DEAR ABBY: My parents divorced four years ago. Mom currently lives with my husband and me. We have a great relationship with her, and she never speaks ill of my father. She has moved on, found a new direction in life and a new boyfriend we all like very much.
Dad moved in with the woman he cheated on Mom with, but their relationship fell apart. He has never stopped speaking ill of Mom. When things aren't going well for him, he causes trouble by showing up at Mom's workplace and making a scene. He'll also come over to our house unannounced to talk badly about her.

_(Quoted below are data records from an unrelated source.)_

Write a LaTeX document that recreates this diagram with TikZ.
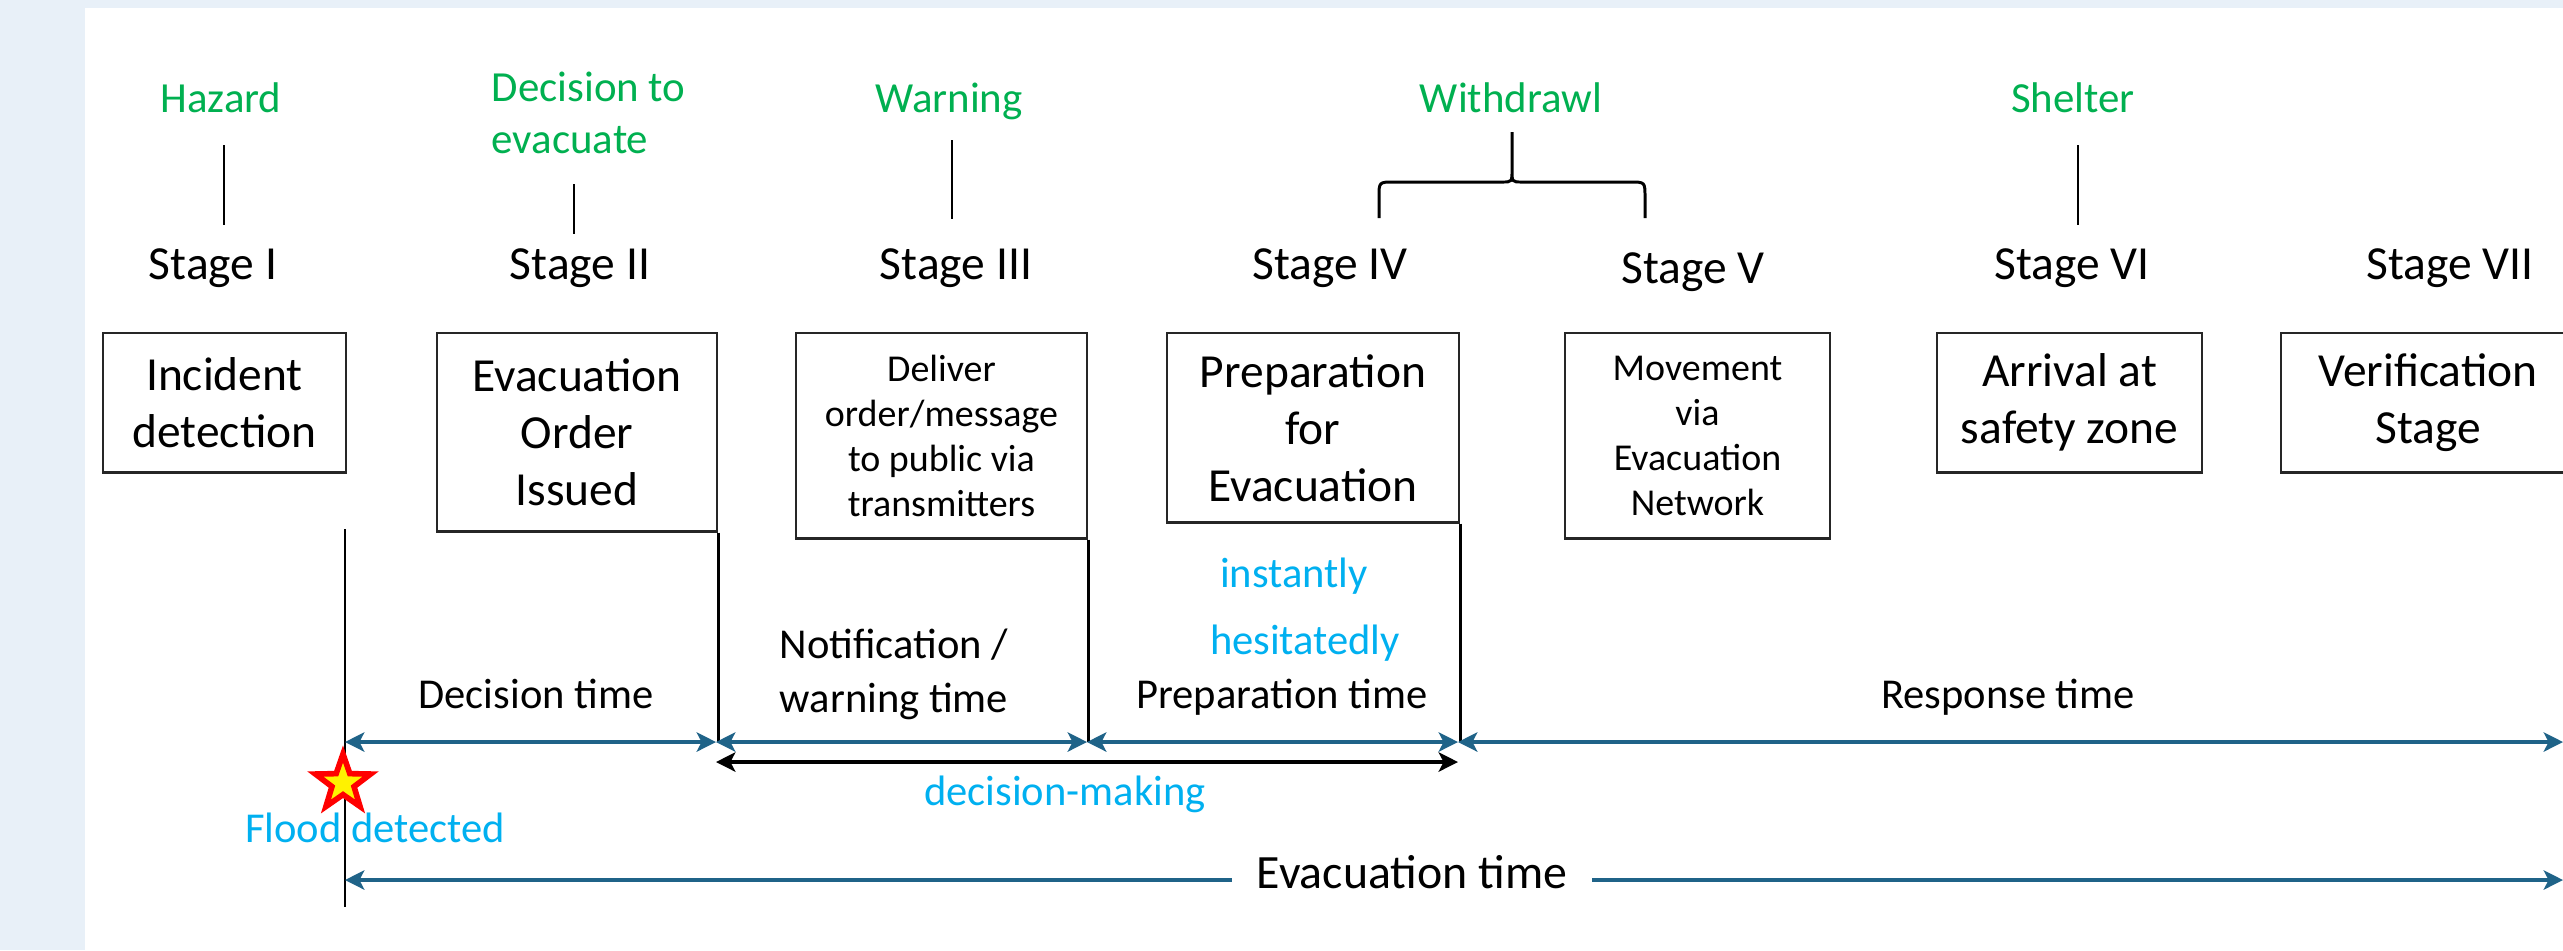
\documentclass[tikz,border=0pt]{standalone}
\usepackage{fontspec}
\setmainfont{Carlito}
\usetikzlibrary{arrows.meta,shapes.geometric}

\definecolor{phasegreen}{HTML}{00B050}
\definecolor{notecyan}{HTML}{00B0F0}
\definecolor{timeblue}{HTML}{1F6388}
\definecolor{pageblue}{HTML}{E8F0F8}

\tikzstyle{stagebox} = [draw=black!85, line width=0.7pt, inner sep=0mm, align=center, anchor=north, font=\fontsize{13.5}{16.2}\selectfont]
\tikzstyle{smallbox} = [stagebox, font=\fontsize{10.8}{12.8}\selectfont]
\tikzstyle{stagelbl} = [anchor=base, inner sep=0mm, font=\fontsize{13.5}{16.2}\selectfont]
\tikzstyle{phaselbl} = [anchor=base, inner sep=0mm, text=phasegreen, font=\fontsize{12.2}{14.8}\selectfont]
\tikzstyle{timelbl} = [anchor=base, inner sep=0mm, font=\fontsize{12.1}{15.4}\selectfont]
\tikzstyle{notelbl} = [timelbl, text=notecyan]
\tikzstyle{vline} = [draw=black, line width=0.8pt]
\tikzstyle{timeline} = [draw=timeblue, line width=0.95pt]
\tikzstyle{timearrow} = [timeline, <->]
\tikzstyle{decarrow} = [draw=black, line width=1pt, <->]

\begin{document}
\begin{tikzpicture}[x=0.01cm, y=-0.01cm, >={Stealth[length=5.5pt,width=5.5pt,inset=1.4pt]}]
		%\draw[help lines] (0,0) grid[step=100] (2563,950);
		\useasboundingbox (0,0) rectangle (2563,950);
		\fill[pageblue] (0,0) rectangle (2563,950);
		\fill[white] (85,8) rectangle (2563,950);

		\foreach \x/\y/\n/\l in {213/279/s1/I, 580/279/s2/II, 956/279/s3/III, 1330/279/s4/IV, 1693/283/s5/V, 2072/279/s6/VI, 2450/279/s7/VII}
		\node[stagelbl] (\n) at (\x,\y) {Stage \l};

		\foreach \x/\w/\h/\n/\t in {224.5/2.43/1.39/b1/{Incident\\detection}, 577/2.80/1.98/b2/{Evacuation\\Order\\Issued}, 1313/2.92/1.89/b4/{Preparation\\for\\Evacuation}, 2069.5/2.65/1.39/b6/{Arrival at\\safety zone}, 2428/2.94/1.39/b7/{Verification\\Stage}}
		\node[stagebox, minimum width=\w cm, minimum height=\h cm] (\n) at (\x,332) {\t};
		\node[smallbox, minimum width=2.91cm, minimum height=2.05cm] (b3) at (941.5,332) {Deliver\\order/message\\to public via\\transmitters};
		\node[smallbox, minimum width=2.65cm, minimum height=2.05cm] (b5) at (1697.5,332) {Movement\\via\\Evacuation\\Network};

		\foreach \x/\n/\l in {221/hz/Hazard, 949/wn/Warning, 1511/wd/Withdrawl, 2073/sh/Shelter}
		\node[phaselbl] (\n) at (\x,112) {\l};
		\node[phaselbl, anchor=west, align=left] (dv) at (491,113) {Decision to\\evacuate};

		\foreach \x/\a/\b in {224/145/225, 574/184/234, 952/140/219, 2078/145/225}
		\draw[vline] (\x,\a) -- (\x,\b);
		\draw[vline, line width=0.85pt] (1379,218) -- (1379,197) .. controls (1379,182) .. (1394,182) -- (1502,182) .. controls (1512,182) .. (1512,170) -- (1512,132)
			(1512,170) .. controls (1512,182) .. (1522,182) -- (1630,182) .. controls (1645,182) .. (1645,197) -- (1645,218);

		\foreach \n/\x in {t0/345, t1/716, t2/1087, t3/1458, t4/2563}
		\coordinate (\n) at (\x,742);
		\coordinate (f0) at (345,529);
		\coordinate (f1) at (345,907);
		\draw[vline] (f0) -- (f1);
		\foreach \b/\t in {b2/t1, b3/t2, b4/t3}
		\draw[vline] (\b.south east) -- (\b.south east |- \t);
		\foreach \a/\b in {t0/t1, t1/t2, t2/t3, t3/t4}
		\draw[timearrow] (\a) -- (\b);

		\coordinate (d0) at (716,762);
		\coordinate (d1) at (1458,762);
		\draw[decarrow] (d0) -- (d1);

		\node[star, star points=5, star point ratio=2.5, minimum size=0.58cm, inner sep=0mm, fill=yellow, draw=red, line width=1.6pt] (fs) at (343,783) {};
		\node[notelbl] (fd) at (375,842) {Flood detected};

		\node[timelbl] (dt) at (536,708) {Decision time};
		\node[timelbl, align=center, anchor=center] (nt) at (894,674) {Notification /\\warning time};
		\node[timelbl] (pt) at (1282,708) {Preparation time};
		\node[timelbl] (rt) at (2008,708) {Response time};
		\node[notelbl] (in) at (1294,587) {instantly};
		\node[notelbl] (he) at (1305,654) {hesitatedly};
		\node[notelbl] (dm) at (1065,805) {decision-making};

		\node[timelbl, font=\fontsize{13.6}{16}\selectfont, inner xsep=7pt] (ev) at (1412,888) {Evacuation time};
		\coordinate (e0) at (345,880);
		\coordinate (e1) at (2563,880);
		\draw[timeline, <-] (e0) -- (ev.west |- e0);
		\draw[timeline, ->] (ev.east |- e1) -- (e1);
	\end{tikzpicture}
\end{document}
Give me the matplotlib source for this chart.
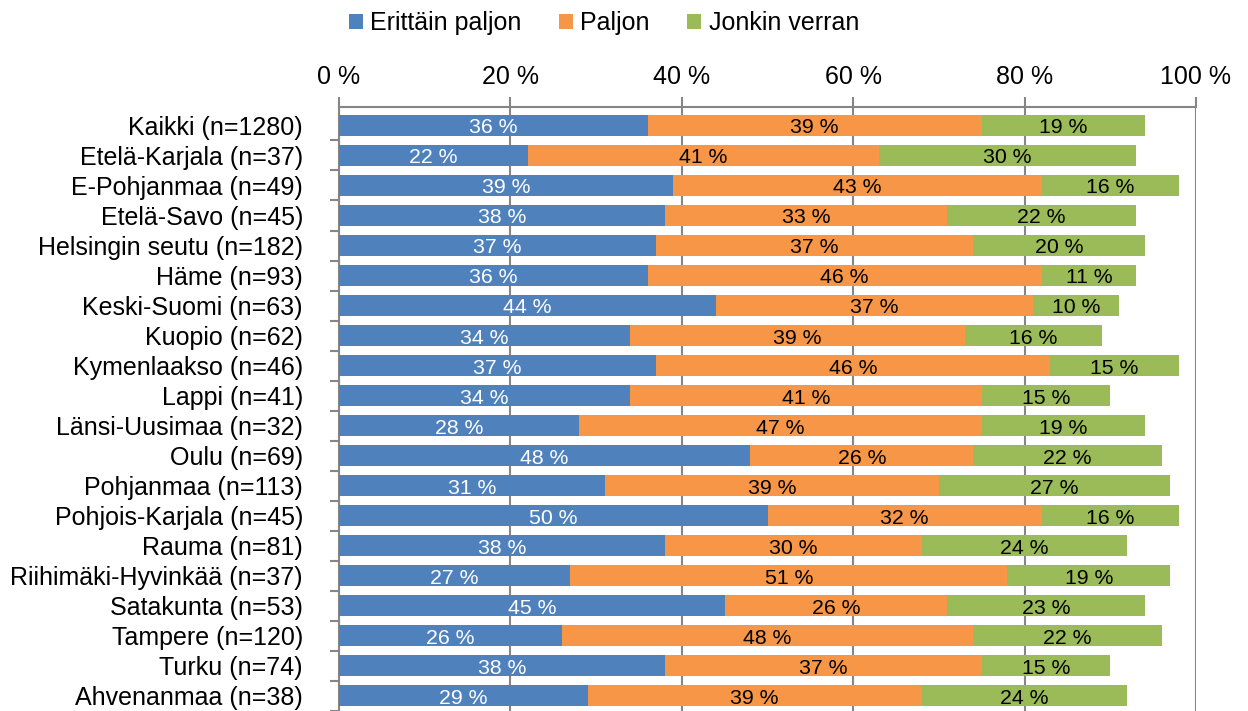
import numpy as np
import matplotlib
matplotlib.use("Agg")
import matplotlib.pyplot as plt
from matplotlib.patches import Patch

plt.rcParams['font.family'] = ['Liberation Sans', 'DejaVu Sans']

categories = ["Kaikki (n=1280)", "Etelä-Karjala (n=37)", "E-Pohjanmaa (n=49)",
              "Etelä-Savo (n=45)", "Helsingin seutu (n=182)", "Häme (n=93)",
              "Keski-Suomi (n=63)", "Kuopio (n=62)", "Kymenlaakso (n=46)",
              "Lappi (n=41)", "Länsi-Uusimaa (n=32)", "Oulu (n=69)",
              "Pohjanmaa (n=113)", "Pohjois-Karjala (n=45)", "Rauma (n=81)",
              "Riihimäki-Hyvinkää (n=37)", "Satakunta (n=53)", "Tampere (n=120)",
              "Turku (n=74)", "Ahvenanmaa (n=38)"]
erittain = [36, 22, 39, 38, 37, 36, 44, 34, 37, 34, 28, 48, 31, 50, 38, 27, 45, 26, 38, 29]
paljon = [39, 41, 43, 33, 37, 46, 37, 39, 46, 41, 47, 26, 39, 32, 30, 51, 26, 48, 37, 39]
jonkin = [19, 30, 16, 22, 20, 11, 10, 16, 15, 15, 19, 22, 27, 16, 24, 19, 23, 22, 15, 24]
series_names = ["Erittäin paljon", "Paljon", "Jonkin verran"]
xticks = [0, 20, 40, 60, 80, 100]

colours = ["#4F81BD", "#F79646", "#9BBB59"]
text_colours = ["white", "black", "black"]
grey = "#868686"

fig = plt.figure(figsize=(12.48, 7.11), dpi=100)
ax = fig.add_axes([339 / 1248, 0, (1196 - 339) / 1248, 1 - 107 / 711])

y = np.arange(len(categories))
left = np.zeros(len(categories))
for vals, colour, tcol in zip([erittain, paljon, jonkin], colours, text_colours):
    vals = np.array(vals, dtype=float)
    ax.barh(y, vals, left=left, height=0.7, color=colour, zorder=3)
    for yi, l, v in zip(y, left, vals):
        ax.text(l + v / 2, yi + 0.08, f"{int(v)} %", ha="center", va="center",
                color=tcol, fontsize=15.3, zorder=4)
    left += vals

ax.set_xlim(0, 100)
ax.set_ylim(19.39, -0.613)
ax.xaxis.tick_top()
ax.set_xticks(xticks)
ax.set_xticklabels([f"{t} %" for t in xticks], fontsize=18)
ax.tick_params(axis="x", which="major", length=7.2, width=1.5, color=grey, pad=6)
ax.grid(axis="x", color=grey, linewidth=1.5, zorder=0)

ax.set_yticks(y)
ax.set_yticklabels(categories, fontsize=18)
ax.set_yticks(np.arange(len(categories)) + 0.5, minor=True)
ax.tick_params(axis="y", which="major", length=0, pad=26)
ax.tick_params(axis="y", which="minor", length=6.5, width=1.5, color=grey)

for side in ["right", "bottom"]:
    ax.spines[side].set_visible(False)
for side in ["top", "left"]:
    ax.spines[side].set_color(grey)
    ax.spines[side].set_linewidth(1.5)

handles = [Patch(facecolor=c, edgecolor="none") for c in colours]
fig.legend(handles, series_names, loc="center", bbox_to_anchor=(604 / 1248, 1 - 23 / 711),
           ncol=3, frameon=False, fontsize=18, handlelength=0.55, handleheight=0.55,
           handletextpad=0.3, columnspacing=1.5, borderpad=0)

fig.savefig("out.png", dpi=100)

He was a great father until a few years ago when all this trouble started. I feel torn between trying to continue a relationship with him or cutting him out of my life like a bad daughter. What should I do? -- CAUGHT IN THE MIDDLE IN CALIFORNIA
DEAR CAUGHT: Your father's behavior is sick. Depending upon how disruptive he is when he shows up at your mother's workplace, suggest she consider getting a restraining order preventing him from acting out that way. She must have a very understanding employer to have tolerated it, because that kind of disruption has been known to cost people their jobs.
And when your dad shows up at your home unannounced, speak up. Tell him you and your husband don't like it. Make clear that his nasty comments about your mother aren't welcome, and neither will he be, unless he calls first to see if a visit is all right with everyone. His misbehavior continues because you have allowed it.